AI’s ability to teach itself borders on metaphysical, so harnessing the benefits of this phenomenon — by both providers and customers — requires thoughtful navigation.
Typically, a provider offers its proprietary algorithms, while the customer brings datasets and maybe a query to run. The AI platform, along with supporting tools, identifies patterns, makes predictions, and generates outputs. As usage increases, the model “heats up” — voluminous customer throughput turns out to be rich with information. Based on the customer’s inputs and repeat processing, the AI platform uses whatever it has learned to infer ever-nuanced responses and train and distill the model accordingly. The result is accretive to value all around — providers, customers, and their respective products and services all get smarter.
But who owns what?
Set aside for the moment the complexities of copyrights, third-party privacy, and other legal claims. For general coverage in these respects, each party may warrant that it has sufficient authority to work with the other (e.g., to offer the AI platform and to input data to the AI platform, respectively). Beyond that, a customer will typically look to have rights to whatever the AI platform delivers as output in response to the customer’s inputs. The provider, meanwhile, wishes to retain ownership of its models, both the baseline models and any improvements that may have resulted from interaction with the customer. From some providers’ perspectives, a reason to offer a learning platform is its ability to improve itself from inputs and be able to offer a better-honed platform for future users. While customers may have been attracted by this very capability, some of them may still push back on such ownership. Specifically, customers may seek rights to improvements that their data helped fashion. Some may even want to prevent the AI platform provider from sharing the improved AI platform with others, particularly the customer’s competitors.

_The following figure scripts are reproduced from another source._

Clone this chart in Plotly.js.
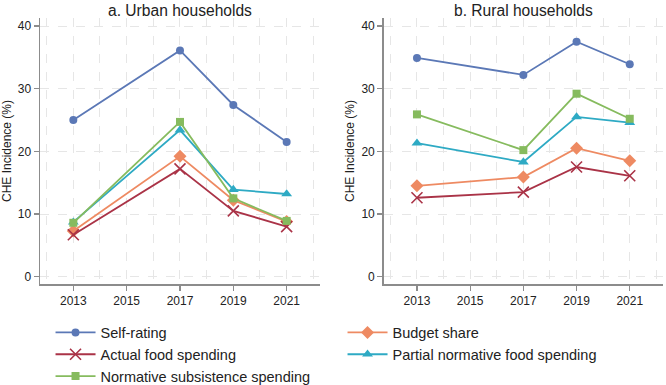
<!DOCTYPE html>
<html>
<head>
<meta charset="utf-8">
<script src="https://cdn.plot.ly/plotly-3.0.1.min.js"></script>
<style>html,body{margin:0;padding:0;background:#fff;}#chart{width:666px;height:385px;}</style>
</head>
<body>
<div id="chart"></div>
<script>
var years = [2013, 2017, 2019, 2021];
var seriesNames = ["Self-rating", "Budget share", "Actual food spending", "Partial normative food spending", "Normative subsistence spending"];

var urbanSelfRating = [25.0, 36.1, 27.4, 21.5];
var urbanBudgetShare = [7.3, 19.2, 12.2, 8.8];
var urbanActualFood = [6.7, 17.2, 10.5, 8.0];
var urbanPartialNormative = [8.7, 23.4, 13.9, 13.2];
var urbanNormativeSubsistence = [8.6, 24.7, 12.5, 8.9];

var ruralSelfRating = [34.9, 32.2, 37.5, 33.9];
var ruralBudgetShare = [14.5, 15.9, 20.5, 18.5];
var ruralActualFood = [12.6, 13.5, 17.5, 16.1];
var ruralPartialNormative = [21.3, 18.3, 25.5, 24.6];
var ruralNormativeSubsistence = [25.9, 20.2, 29.2, 25.2];

var panelTitles = ["a. Urban households", "b. Rural households"];
var yAxisTitle = "CHE Incidence (%)";

var colors = ["#5b78b6", "#ee8a62", "#aa3347", "#2eaac4", "#86bb5e"];
var symbols = ["circle", "diamond", "x-thin-open", "triangle-up", "square"];
var sizes = [8, 10, 11, 9.5, 8];

var urban = [urbanSelfRating, urbanBudgetShare, urbanActualFood, urbanPartialNormative, urbanNormativeSubsistence];
var rural = [ruralSelfRating, ruralBudgetShare, ruralActualFood, ruralPartialNormative, ruralNormativeSubsistence];

var traces = [];
function addPanel(data, xa, ya, showLeg) {
  for (var i = 0; i < data.length; i++) {
    var isX = symbols[i] === "x-thin-open";
    traces.push({
      type: "scatter", mode: "lines+markers",
      x: years, y: data[i], xaxis: xa, yaxis: ya,
      name: seriesNames[i], legendgroup: seriesNames[i], showlegend: showLeg,
      line: {color: colors[i], width: 1.8},
      marker: {symbol: symbols[i], size: sizes[i], color: colors[i],
               line: {color: colors[i], width: isX ? 1.6 : 0}},
      cliponaxis: false
    });
  }
}
addPanel(urban, "x", "y", true);
addPanel(rural, "x2", "y2", false);

var fontFam = "Liberation Sans, Arial, Helvetica, sans-serif";
function xax(domain, anchor) {
  return {
    domain: domain, anchor: anchor, range: [2011.75, 2022.25],
    tickmode: "linear", tick0: 2013, dtick: 2,
    showgrid: true, gridcolor: "#e6e6e6", griddash: "dash", gridwidth: 1,
    minor: {dtick: 1, tick0: 2013, showgrid: true, gridcolor: "#e6e6e6", griddash: "dash", ticklen: 0},
    showline: true, linecolor: "#8c8c8c", linewidth: 1.5,
    ticks: "outside", ticklen: 5, tickcolor: "#8c8c8c", tickwidth: 1.2,
    tickfont: {size: 12, color: "#222", family: fontFam},
    zeroline: false, fixedrange: true
  };
}
function yax(anchor) {
  return {
    anchor: anchor, domain: [0, 1], range: [-1.165, 41.28],
    tickmode: "array", tickvals: [0, 10, 20, 30, 40],
    showgrid: true, gridcolor: "#e6e6e6", griddash: "dash", gridwidth: 1,
    showline: true, linecolor: "#8c8c8c", linewidth: 1.5,
    ticks: "outside", ticklen: 5, tickcolor: "#8c8c8c", tickwidth: 1.2,
    tickfont: {size: 12, color: "#222", family: fontFam},
    title: {text: yAxisTitle, font: {size: 12, color: "#222", family: fontFam}, standoff: 4},
    zeroline: false, fixedrange: true
  };
}

var layout = {
  width: 666, height: 385,
  margin: {l: 40, r: 3, t: 18, b: 101, autoexpand: false},
  paper_bgcolor: "#fff", plot_bgcolor: "#fff",
  font: {family: fontFam, color: "#222"},
  xaxis: xax([0, 0.4494], "y"),
  yaxis: yax("x"),
  xaxis2: xax([0.5517, 1], "y2"),
  yaxis2: yax("x2"),
  showlegend: true,
  legend: {
    orientation: "h", x: 0.0169, xanchor: "left", y: -0.122, yanchor: "top",
    font: {size: 14.5, color: "#222", family: fontFam},
    entrywidth: 237, entrywidthmode: "pixels",
    itemwidth: 40, tracegroupgap: 0, bgcolor: "rgba(0,0,0,0)"
  },
  annotations: [
    {text: panelTitles[0], xref: "paper", yref: "paper", x: 0.4494 / 2, y: 1, xanchor: "center", yanchor: "middle", yshift: 8, showarrow: false, font: {size: 15.6, color: "#222", family: fontFam}},
    {text: panelTitles[1], xref: "paper", yref: "paper", x: (0.5517 + 1) / 2, y: 1, xanchor: "center", yanchor: "middle", yshift: 8, showarrow: false, font: {size: 15.6, color: "#222", family: fontFam}}
  ]
};

Plotly.newPlot("chart", traces, layout, {displayModeBar: false, staticPlot: true});
</script>
</body>
</html>
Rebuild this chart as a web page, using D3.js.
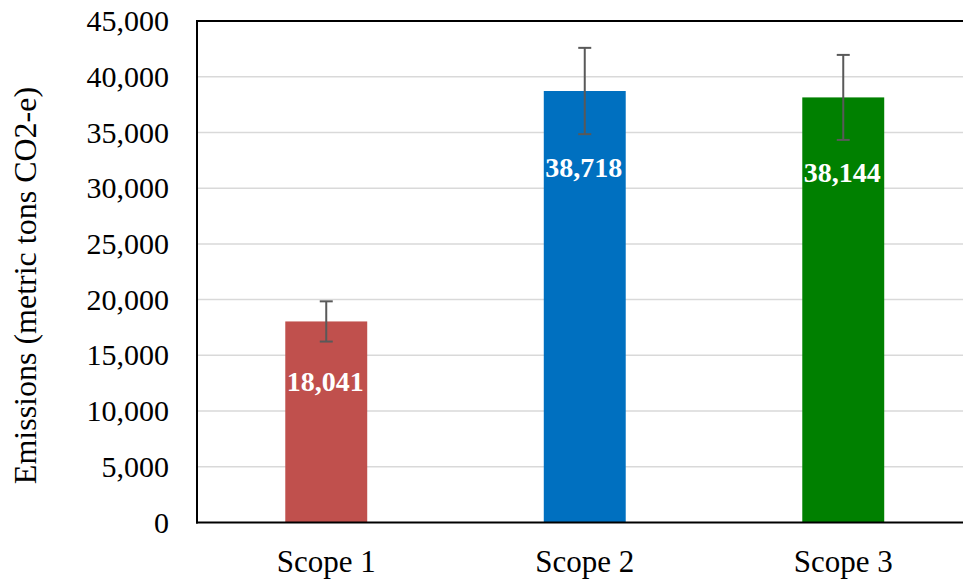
<!DOCTYPE html>
<html>
<head>
<meta charset="utf-8">
<script src="https://cdn.jsdelivr.net/npm/d3@7/dist/d3.min.js"></script>
<style>
  html, body { margin: 0; padding: 0; background: #fff; }
  svg { display: block; }
  text { font-family: "Liberation Serif", "Times New Roman", serif; }
</style>
</head>
<body>
<div id="chart"></div>
<script>
const categories = ["Scope 1", "Scope 2", "Scope 3"];
const values = [18041, 38718, 38144];
const errors = [1804, 3872, 3814];
const colors = ["#C0504D", "#0070C0", "#008000"];
const yTicks = [0, 5000, 10000, 15000, 20000, 25000, 30000, 35000, 40000, 45000];
const labelOffsets = [70, 86, 85];

const W = 963, H = 579;
const margin = { left: 197, top: 21, bottom: 57, rightEdge: 972.5 };
const plotBottom = H - margin.bottom + 0.5;
const serif = '"Liberation Serif", "Times New Roman", serif';

const svg = d3.select("#chart").append("svg").attr("width", W).attr("height", H);

const x = d3.scaleBand().domain(categories)
  .range([margin.left, margin.rightEdge])
  .paddingInner(0.683).paddingOuter(0.3415);
const y = d3.scaleLinear().domain([0, 45000]).range([plotBottom, margin.top]);

// gridlines
svg.append("g").selectAll("line").data(yTicks.filter(d => d > 0 && d < 45000)).join("line")
  .attr("x1", margin.left).attr("x2", W)
  .attr("y1", d => y(d)).attr("y2", d => y(d))
  .attr("stroke", "#d9d9d9").attr("stroke-width", 1.5);

// y axis labels
const yAxis = d3.axisLeft(y).tickValues(yTicks).tickSize(0).tickPadding(28)
  .tickFormat(d3.format(","));
const gy = svg.append("g").attr("transform", `translate(${margin.left},0)`).call(yAxis);
gy.select(".domain").remove();
gy.attr("font-family", serif);
gy.selectAll("text").attr("font-size", 30).attr("fill", "#000").style("font-family", serif);

// bars
svg.append("g").selectAll("rect").data(values).join("rect")
  .attr("x", (d, i) => x(categories[i]))
  .attr("width", x.bandwidth())
  .attr("y", d => y(d))
  .attr("height", d => plotBottom - y(d))
  .attr("fill", (d, i) => colors[i]);

// error bars
const eg = svg.append("g").attr("stroke", "#595959").attr("stroke-width", 2);
values.forEach((v, i) => {
  const cx = x(categories[i]) + x.bandwidth() / 2;
  eg.append("line").attr("x1", cx).attr("x2", cx).attr("y1", y(v + errors[i])).attr("y2", y(v - errors[i]));
  eg.append("line").attr("x1", cx - 6.5).attr("x2", cx + 6.5).attr("y1", y(v + errors[i])).attr("y2", y(v + errors[i]));
  eg.append("line").attr("x1", cx - 6.5).attr("x2", cx + 6.5).attr("y1", y(v - errors[i])).attr("y2", y(v - errors[i]));
});

// value labels
svg.append("g").selectAll("text").data(values).join("text")
  .attr("x", (d, i) => x(categories[i]) + x.bandwidth() / 2 - 1)
  .attr("y", (d, i) => y(d) + labelOffsets[i])
  .attr("text-anchor", "middle")
  .attr("font-size", 28).attr("font-weight", "bold").attr("fill", "#fff")
  .text(d => d3.format(",")(d));

// frame lines: left, top, bottom
svg.append("line").attr("x1", margin.left).attr("x2", margin.left)
  .attr("y1", margin.top - 1).attr("y2", plotBottom + 1)
  .attr("stroke", "#000").attr("stroke-width", 2);
svg.append("line").attr("x1", margin.left - 1).attr("x2", W)
  .attr("y1", margin.top).attr("y2", margin.top)
  .attr("stroke", "#000").attr("stroke-width", 2);
svg.append("line").attr("x1", margin.left - 1).attr("x2", W)
  .attr("y1", plotBottom).attr("y2", plotBottom)
  .attr("stroke", "#000").attr("stroke-width", 2);

// x category labels
const xAxis = d3.axisBottom(x).tickSize(0).tickPadding(0);
const gx = svg.append("g").attr("transform", `translate(0,${plotBottom})`).call(xAxis);
gx.select(".domain").remove();
gx.attr("font-family", serif);
gx.selectAll("text").attr("font-size", 31).attr("fill", "#000").attr("dy", null)
  .attr("y", 49).style("font-family", serif);

// y title
svg.append("text")
  .attr("transform", `translate(36,${285.5}) rotate(-90)`)
  .attr("text-anchor", "middle")
  .attr("font-size", 32).attr("fill", "#000")
  .text("Emissions (metric tons CO2-e)");
</script>
</body>
</html>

Drawing bright lines may not showcase AI’s full potential. For example, the parties may agree that customer content will simply not be used to train provider models. Alternatively, the parties might assign rights based on the customer’s specific use case or what each party contributed. These solutions may sacrifice the full value of the provider’s solution and be impractical to implement.
In some such situations, a provider might consider creating separate instances of an AI model. Such an instance may be a copy of a model running in partitioned cloud environments (or on separate hardware), dedicated to an individual customer. This allows customers to train models using their own data and interaction. The provider may, in turn, aggregate learnings across its customer base — without accessing raw customer-specific data — to update the core model, which is then redistributed for the benefit of all. Through such a structure, each customer may gain rights to the improvements generated within its instance, while the provider retains the ability to offer its enhanced model universally.
It is important to anticipate these potentially competing interests. Broad-brushed contractual clauses purporting to assign rights between the parties are sometimes difficult to appreciate when presented theoretically. Parties may wish to “game out” the possible workflow and its consequences. They can then consider the feasibility of addressing who owns what to their mutual satisfaction.